All this is to simply say that these are beliefs--just like, I think, most beliefs--that deserve to be taken seriously enough to allow them to be argued out in public, and for the courts of public opinion to respond to them as they will--whether in support or in opposition. This isn't an argument that every democratic majority everywhere ought to have its way all the time, but just a wish that people were more willing to accept the (when properly limited within a reasonable understanding of basic liberal rights) wins and losses of democratic life, and how the lives which get worked out democratically will differ from community to community, and from era to era. Minds do change; they change all the time. For me--to focus just on the first claim above--the accusation that accepting same-sex marriage meant accepting as normative for purposes of social recognition a genderless choice-driven individuality ran aground on my ultimate unwillingness to fully sign on to the sexual inegalitarianism which such an accusation of individuality presumes. Obviously Melissa and I are raising daughters, not sons, and that difference matters. But I couldn't continue to believe, as we taught our daughters and encouraged them to consider themselves equal to both boys and men in the face of the pornographic misogyny which powers so much of the capitalist marketplace which surrounds them, that--to use the terms quoted from the brief above--community-preserving intergenerationality depends on impressing upon them their particular role within a companionate, heterosexual marriage, when it was obvious that such doesn't depend equally upon the men (something especially easy to challenge in world which has been transformed by technologies like the birth control pill or in vitro fertilization, to say nothing of the unfortunate--but probably inevitable--consequences of the no-fault divorce revolution). For better and for worse (yes, it's both) ours is a world more interpersonal than otherwise, and I saw that it was possible to argue against rampant individualism in a way which expanded the circle of community--by, among other things, making room for homosexual individuals in the historical practice of monogamous, companionate marriage--rather than holding tightly to a model of an intergenerational thing which had long since already been changed.
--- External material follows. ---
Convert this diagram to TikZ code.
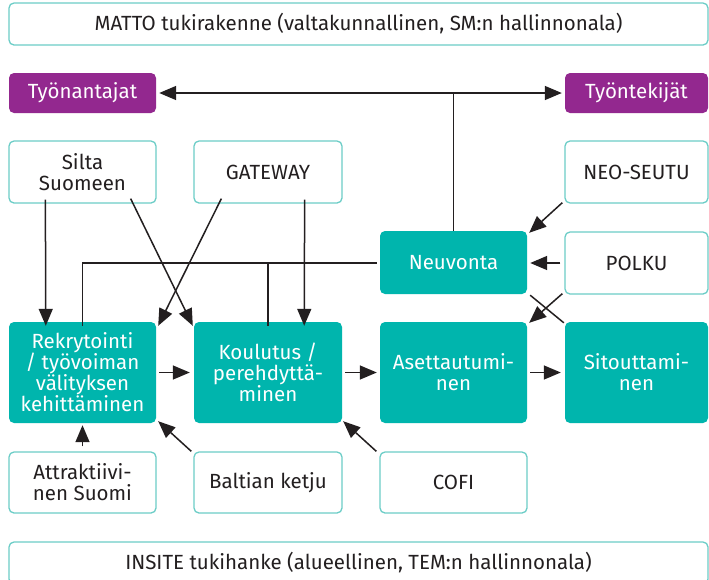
\documentclass[tikz,border=0pt]{standalone}
\usepackage{fontspec}
\setmainfont{Fira Sans}
\usetikzlibrary{arrows.meta,calc}
\definecolor{tealfill}{HTML}{00B5AD}
\definecolor{tealline}{HTML}{6CCDC7}
\definecolor{purp}{HTML}{93288F}
\definecolor{ink}{HTML}{231F20}
\begin{document}
\begin{tikzpicture}[x=1pt,y=-1pt,
  base/.style={rounded corners=5pt,align=center,inner sep=0pt,font=\fontsize{20.5}{21}\selectfont},
  frame/.style={base,draw=tealline,line width=1.3pt,fill=white,text=ink},
  stage/.style={base,fill=tealfill,text=white},
  party/.style={base,fill=purp,text=white},
  conn/.style={draw=ink,line width=1.5pt},
  arr/.style={conn,-{Triangle[length=17pt,width=14pt]}},
  darr/.style={conn,{Triangle[length=17pt,width=14pt]}-{Triangle[length=17pt,width=14pt]}}]
\useasboundingbox (0,0) rectangle (709,579);
\fill[white] (0,0) rectangle (709,579);
\node[frame,minimum width=699pt,minimum height=42pt] (matto) at (358.5,24) {MATTO tukirakenne (valtakunnallinen, SM:n hallinnonala)};
\node[party,minimum width=147pt,minimum height=40pt] (tyonantajat) at (82.5,93) {Työnantajat};
\node[party,minimum width=143pt,minimum height=40pt] (tyontekijat) at (636.5,93) {Työntekijät};
\node[frame,minimum width=147pt,minimum height=62pt] (silta) at (82.5,172) {Silta\\Suomeen};
\node[frame,minimum width=148pt,minimum height=62pt] (gateway) at (268,172) {GATEWAY};
\node[frame,minimum width=143pt,minimum height=62pt] (neo) at (636.5,172) {NEO-SEUTU};
\node[stage,minimum width=147pt,minimum height=63pt] (neuvonta) at (453.5,262.5) {Neuvonta};
\node[frame,minimum width=143pt,minimum height=62pt] (polku) at (636.5,263) {POLKU};
\node[stage,minimum width=147pt,minimum height=101pt] (rek) at (82.5,372.5) {Rekrytointi\\/ työvoiman\\välityksen\\kehittäminen};
\node[stage,minimum width=148pt,minimum height=101pt] (kou) at (268,372.5) {Koulutus /\\perehdyttä-\\minen};
\node[stage,minimum width=147pt,minimum height=101pt] (ase) at (453.5,372.5) {Asettautumi-\\nen};
\node[stage,minimum width=143pt,minimum height=101pt] (sit) at (636.5,372.5) {Sitouttami-\\nen};
\node[frame,minimum width=147pt,minimum height=61pt] (attr) at (82.5,482.5) {Attraktiivi-\\nen Suomi};
\node[frame,minimum width=148pt,minimum height=61pt] (balt) at (268,482.5) {Baltian ketju};
\node[frame,minimum width=147pt,minimum height=61pt] (cofi) at (453.5,482.5) {COFI};
\node[frame,minimum width=699pt,minimum height=42pt] (insite) at (358.5,563) {INSITE tukihanke (alueellinen, TEM:n hallinnonala)};
% top connectors
\draw[darr,shorten <=3pt,shorten >=3pt] (tyonantajat) -- (tyontekijat);
\draw[conn] (neuvonta.north) -- (neuvonta.north |- tyonantajat.east);
\coordinate (hl) at ([yshift=-0.5pt]neuvonta.west);
\draw[conn] ([xshift=-3pt]hl) -- (hl -| rek.north) -- ([yshift=-4pt]rek.north);
\draw[conn] (hl -| kou.north) -- ([yshift=-4pt]kou.north);
% inputs from top
\draw[arr] ([shift={(37pt,4pt)}]silta.south west) -- ([shift={(37pt,-4pt)}]rek.north west);
\draw[arr] ([shift={(-26pt,5pt)}]silta.south east) -- ([shift={(-1pt,-4pt)}]kou.north west);
\draw[arr] ([shift={(28pt,5pt)}]gateway.south west) -- ([shift={(2pt,-4pt)}]rek.north east);
\draw[arr] ([shift={(-38pt,4pt)}]gateway.south east) -- ([shift={(-38pt,-4pt)}]kou.north east);
\draw[arr] ([shift={(-2pt,1pt)}]neo.south west) -- ([shift={(2pt,-2pt)}]neuvonta.north east);
\draw[arr,shorten <=4pt,shorten >=3pt] (polku.west) -- (neuvonta.east |- polku.west);
\draw[arr] ([shift={(-2pt,1pt)}]polku.south west) -- ([shift={(2pt,-1pt)}]ase.north east);
\draw[conn] ([shift={(3pt,-1pt)}]neuvonta.south east) -- ([shift={(-1pt,-1pt)}]sit.north west);
% stage chain
\draw[arr,shorten <=3pt,shorten >=4pt] (rek) -- (kou);
\draw[arr,shorten <=3pt,shorten >=3pt] (kou) -- (ase);
\draw[arr,shorten <=3pt,shorten >=4pt] (ase) -- (sit);
% inputs from bottom
\draw[arr,shorten <=5pt,shorten >=2pt] (attr.north) -- (rek.south);
\draw[arr] ([shift={(-2pt,0pt)}]balt.north west) -- ([shift={(2pt,2pt)}]rek.south east);
\draw[arr] ([shift={(-3pt,0pt)}]cofi.north west) -- ([shift={(1pt,2pt)}]kou.south east);
\end{tikzpicture}
\end{document}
(There is, of course, a Mormon angle to all this for me as well; my church has few rivals in its cult of motherhood and its emphasis upon the special role of women in passing the faith along to the next generation. But that, of course, is something which need not be aligned with the civic sphere. Do I think it legitimate for Mormon majorities in their communities to push for such an alignment? Yes, I kind of do, though again in light of basic liberal guarantees, which itself is something which warrants continuing democratic contestation. I will say, though, that I strongly disagree with those who present such a push as something mandated by the logic of Mormon doctrine--that our (non-canonized!, I shout in vain) teachings about the eternity of gender and our (entirely speculative, I similarly grouse) claims for the existence of an exclusively female companionate deity alongside God make it incumbent upon believers to vigorously resist any attempt to suggest that such supposedly divinely sanctioned institutions as heterosexual marriage might accommodate other forms of human existence. The doctrinal grounds for justifying that kind of narrowly conceived--and inevitably party-aligned--movement would make a mockery of our historical political theology, I think.)
What about the other two claims mentioned above? I remain pretty much in agreement with the second: despite the arguments of many, I'm still unconvinced that the restriction of marriage to heterosexuals constitutes a grievous constitutional harm put in place solely with the aim of burdening a specific, disliked minority population. (That does not deny that fact that harms are a reality here--it only denies that the actually existing harms to homosexual individuals is great enough to demand further empowering the judiciary by handing over to them yet one more of our contentious disputes for resolution.) As for the third, well, that argument calls for exactly the sort of thing which, over four years ago, I thought was the best possible solution--and I'd like to be able to believe that we could wean ourselves away from the false and individualistic reading of "equality" that substitutes the idea of the full recognition of difference with legal identicalness. But I don't see ourselves ever being about to manage such a weaning, because of the legacy of a particular strain of liberalism in this country. And speaking idealistically of what we think we ought to be able to do is no good reason to not do something else which, even it does partake of that particular reading of equality, can extend some real interpersonal richness to our social lives as well. And same-sex marriage will do that.
In the meantime, as we get to wait for the Supreme Court to, sometime this summer, either strike down or legitimize same-sex marriage bans, or perhaps to simply punt the whole issue back to the states, where the rigamarole will begin again, Great Britain will get on with what governments are supposed to do--respond to pressing issues by crafting solutions. The House of Lords may delay this bill's route to becoming law, and given the number of Conservative MPs who deserted Prime Minister David Cameron on this vote, maybe there will be major political consequences, even new elections called early. In which case their own rigamarole will continue: but at least the citizens in that country will be able to say that they, however indirectly, were actually a part of whatever final compromise eventually emerges from Parliament, whereas in our case, for all our claims of freedom, we'll really only be able to have a decisive say if the Supreme Court decides we can have one. Frankly, I think same-sex marriage, which I support, deserves a better court than that.